In a follow-up statement released on Tuesday, CEA executive director Michael Whatley said that his organization “met with key members of the South Carolina legislature and other state officials to review our preliminary information regarding probable inappropriate use of a recent online public participation opportunity.”

This preliminary review reportedly uncovered “inconsistencies in addresses, emails that were registered out of state, and irregularities with IP addresses” – entries which “appear to be targeted and designed to manipulate an online comment system.”

“We look forward to working with the proper authorities in South Carolina to find out who falsely entered these names,” Whatley said.

SLED isn’t the only entity looking into the origin of the fraudulent email messages.

“Our folks are digging,” Dominion vice president of corporate communications Chet Wade told us. “We are happy to help if we find anything.”

The email scandal comes as lawmakers are in the midst of a feverish debate over how to resolve the #NukeGate debacle – a crisis that is exclusively of their own making.
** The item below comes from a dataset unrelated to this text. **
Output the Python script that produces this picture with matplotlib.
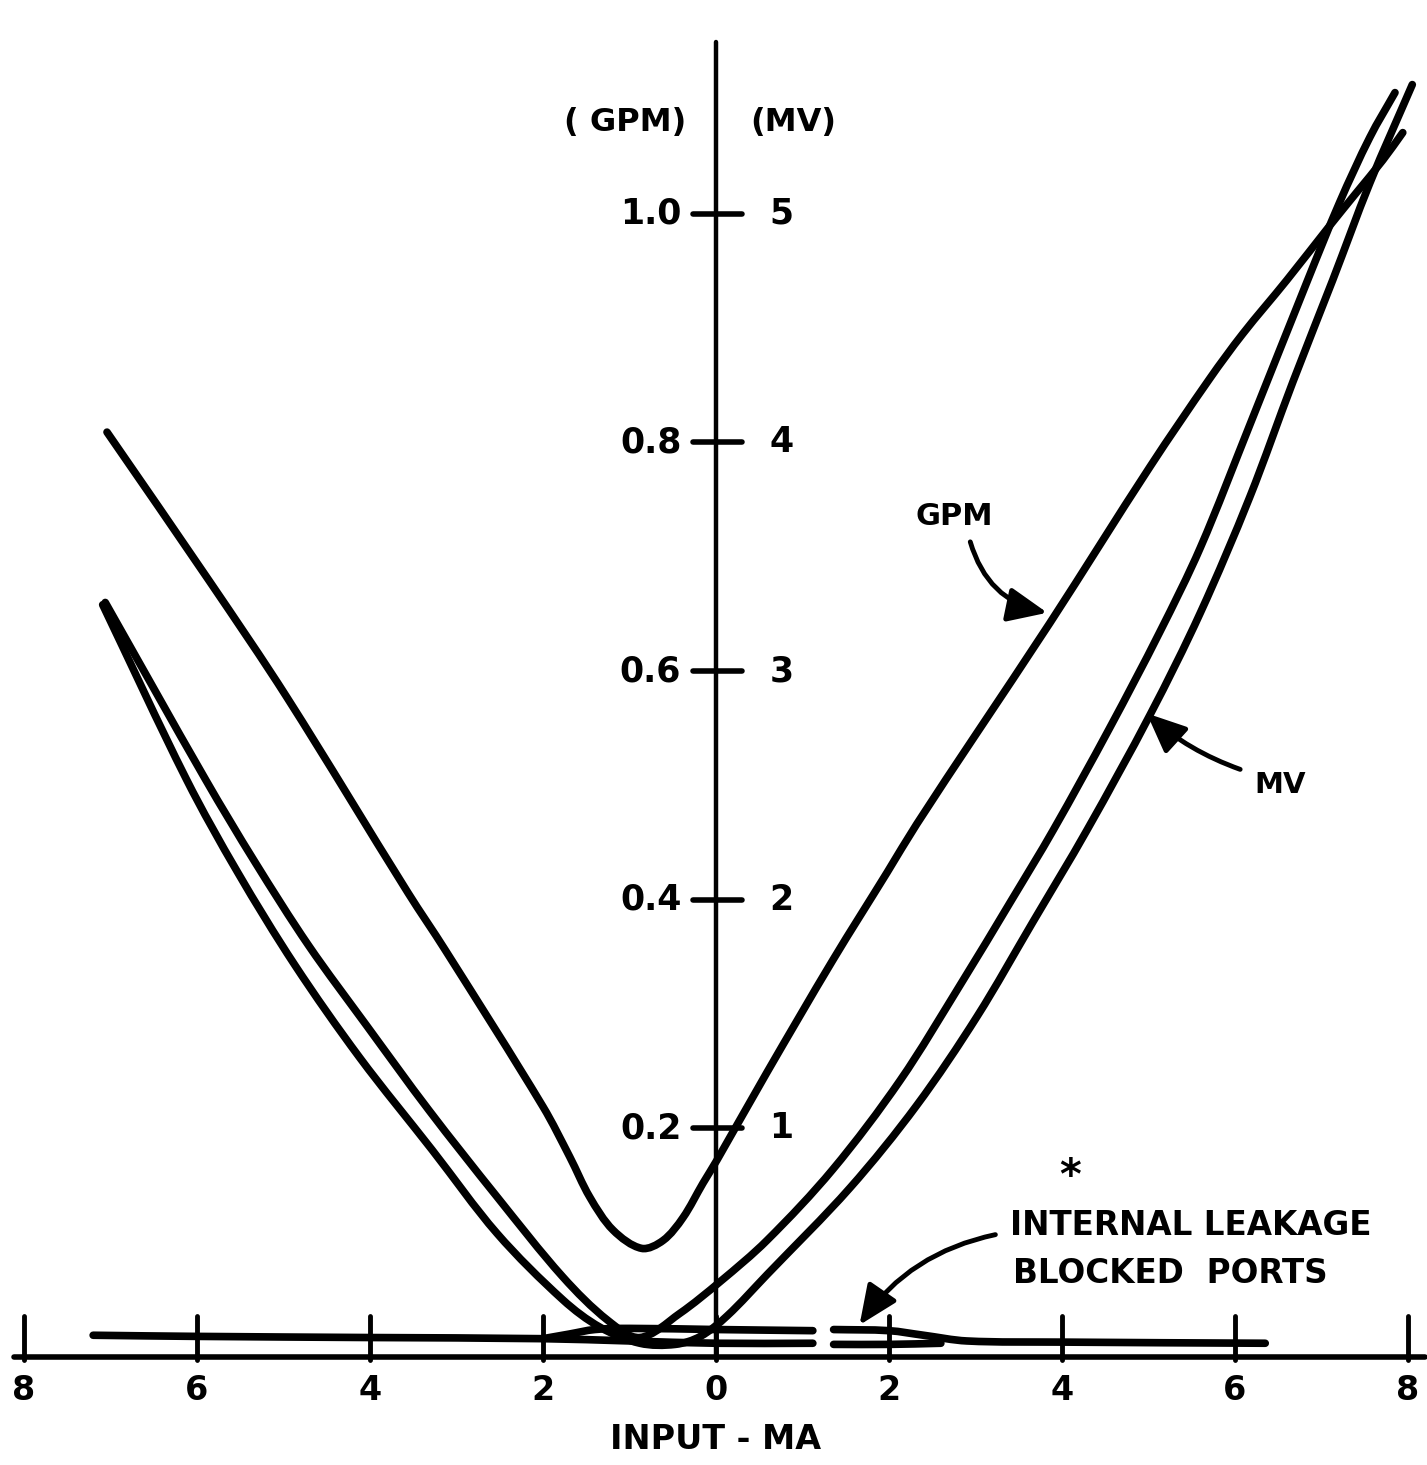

To recap: With state lawmakers and regulators cheering them on, SCANA and its partner – state-owned utility Santee Cooper – spent $10 billion (including $2 billion taken directly from ratepayers) on a pair of next-generation nuclear reactors in Fairfield County, S.C.

The money was spent, but the reactors were never finished.  In fact they’re not even half-finished – with the cost to complete them reportedly ranging from anywhere between $9-16 billion.

Drowning in debt, Santee Cooper pulled the plug on the reactors six months ago – killing an estimated 5,600 jobs, squandering billions of dollars in investment and throwing the state’s energy future into chaos.

Just eight days before it bailed on the project, Santee Cooper announced massive rate increases on customers tied to “costs associated with nuclear construction and other system improvements.”  The utility has also given its former leader a multimillion-dollar, taxpayer-subsidized golden parachute – even though documents released last summer showed its executives (and SCANA’s leaders) knew two years ago that the project was doomed.

What a mess … but as we’ve repeatedly pointed out, trusting members of the S.C. General Assembly to dig us out of it is the very definition of insanity.